Don’t buy China’s story: The coronavirus may have leaked from a lab

Don’t buy China’s story: The coronavirus may have leaked from a lab, by Stephen Mosher.

At an emergency meeting in Beijing held last Friday, Chinese leader Xi Jinping spoke about the need to contain the coronavirus and set up a system to prevent similar epidemics in the future.

A national system to control biosecurity risks must be put in place “to protect the people’s health,” Xi said, because lab safety is a “national security” issue.

Xi didn’t actually admit that the coronavirus now devastating large swathes of China had escaped from one of the country’s bioresearch labs. But the very next day, evidence emerged suggesting that this is exactly what happened, as the Chinese Ministry of Science and Technology released a new directive entitled: “Instructions on strengthening biosecurity management in microbiology labs that handle advanced viruses like the novel coronavirus.”

Read that again. It sure sounds like China has a problem keeping dangerous pathogens in test tubes where they belong, doesn’t it? And just how many “microbiology labs” are there in China that handle “advanced viruses like the novel coronavirus”?

It turns out that in all of China there is only one. And this one is located in the Chinese city of Wuhan that just happens to be … the epicenter of the epidemic.

That’s right. China’s only Level 4 microbiology lab that is equipped to handle deadly coronaviruses, called the National Biosafety Laboratory, is part of the Wuhan Institute of Virology. …

Add to this China’s history of similar incidents. Even the deadly SARS virus has escaped — twice — from the Beijing lab where it was — and probably is — being used in experiments. Both “man-made” epidemics were quickly contained, but neither would have happened at all if proper safety precautions had been taken.

And then there is this little-known fact: Some Chinese researchers are in the habit of selling their laboratory animals to street vendors after they have finished experimenting on them.

Instead of properly disposing of infected animals by cremation, as the law requires, they sell them on the side to make a little extra cash. Or, in some cases, a lot of extra cash. One Beijing researcher, now in jail, made a million dollars selling his monkeys and rats on the live animal market, where they eventually wound up in someone’s stomach. …

Misleading excuses:

They first blamed a seafood market not far from the Institute of Virology, even though the first documented cases of Covid-19 … involved people who had never set foot there.

Then they pointed to snakes, bats and even a cute little scaly anteater called a pangolin as the source of the virus.

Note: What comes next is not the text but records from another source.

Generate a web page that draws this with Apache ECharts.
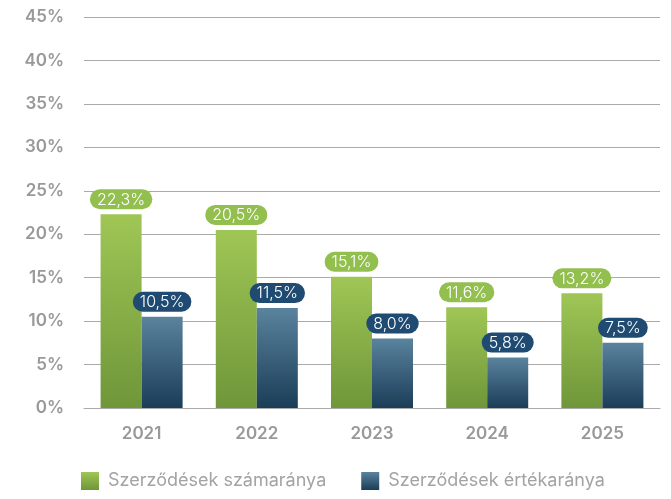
<!DOCTYPE html>
<html>
<head>
<meta charset="utf-8">
<script src="https://cdn.jsdelivr.net/npm/echarts@6/dist/echarts.min.js"></script>
<style>
  html, body { margin: 0; padding: 0; background: #fff; }
  #chart { width: 671px; height: 499px; }
</style>
</head>
<body>
<div id="chart"></div>
<script>
var years = ['2021', '2022', '2023', '2024', '2025']
var countShare = [22.3, 20.5, 15.1, 11.6, 13.2]
var valueShare = [10.5, 11.5, 8.0, 5.8, 7.5]
var seriesNames = ['Szerződések számaránya', 'Szerződések értékaránya']

function grad (top, bottom) {
  return new echarts.graphic.LinearGradient(0, 0, 0, 1, [
    { offset: 0, color: top },
    { offset: 1, color: bottom }
  ])
}

// rounded value badge above each bar
function pill (bg) {
  return {
    show: true,
    position: 'top',
    distance: 5,
    formatter: function (p) { return p.value.toFixed(1).replace('.', ',') + '%' },
    color: '#fff',
    fontFamily: 'Inter',
    fontSize: 16,
    fontWeight: 300,
    lineHeight: 17,
    backgroundColor: bg,
    borderRadius: 10,
    padding: [2, 7, 1, 7]
  }
}

var chart = echarts.init(document.getElementById('chart'))
chart.setOption({
  animation: false,
  grid: { left: 84, right: 11, top: 17, bottom: 91 },
  legend: {
    bottom: 4,
    left: 76,
    itemWidth: 18,
    itemHeight: 18,
    itemGap: 35,
    icon: 'rect',
    textStyle: { color: '#a3a3a3', fontSize: 18, fontFamily: 'Inter', padding: [0, 0, 0, 4] },
    data: seriesNames
  },
  xAxis: {
    type: 'category',
    data: years,
    axisTick: { show: false },
    axisLine: { lineStyle: { color: '#aaa' } },
    axisLabel: { color: '#999', fontSize: 17, fontWeight: 600, fontFamily: 'Inter', margin: 17 }
  },
  yAxis: {
    type: 'value',
    min: 0,
    max: 45,
    interval: 5,
    axisLabel: { formatter: '{value}%', color: '#999', fontSize: 17, fontWeight: 600, fontFamily: 'Inter', margin: 20 },
    splitLine: { lineStyle: { color: '#aaa' } }
  },
  series: [
    {
      name: seriesNames[0],
      type: 'bar',
      data: countShare,
      barWidth: '35.6%',
      barGap: '0%',
      itemStyle: { color: grad('#9fc655', '#6f9639') },
      label: pill('#93bf4f')
    },
    {
      name: seriesNames[1],
      type: 'bar',
      data: valueShare,
      barWidth: '35.6%',
      itemStyle: { color: grad('#5a839d', '#1b3d58') },
      label: pill('#1f4b72')
    }
  ]
})
</script>
</body>
</html>
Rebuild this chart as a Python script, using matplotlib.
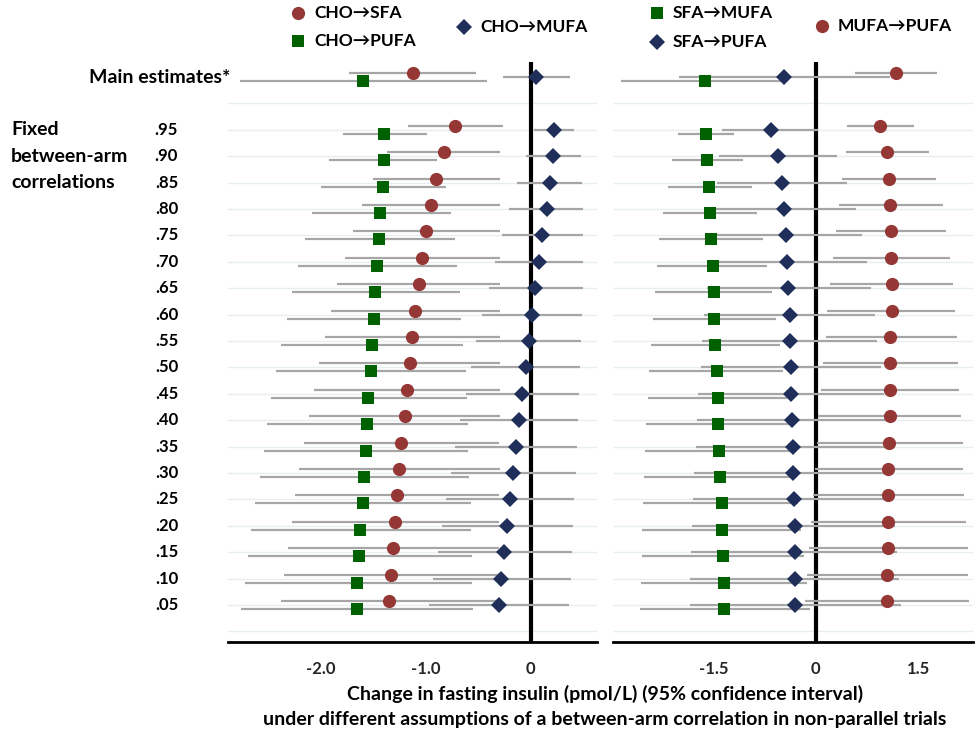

I don’t buy any of this. It turns out that snakes don’t carry coronaviruses and that bats aren’t sold at a seafood market. Neither are pangolins, for that matter, an endangered species valued for their scales as much as for their meat.

Official footage:

Unoffical footage:

Censorship reaches out from China into the West. A reader notes:

Zerohedge was the first to identify the issue, but was permanently banned by Twitter because of it’s story on this. Millions of mainly traders around the world miss it as it was a world beater in providing very helpful, breaking stories without filters and before mainstream media did, which helped with trading and explaining, regardless of one’s politics.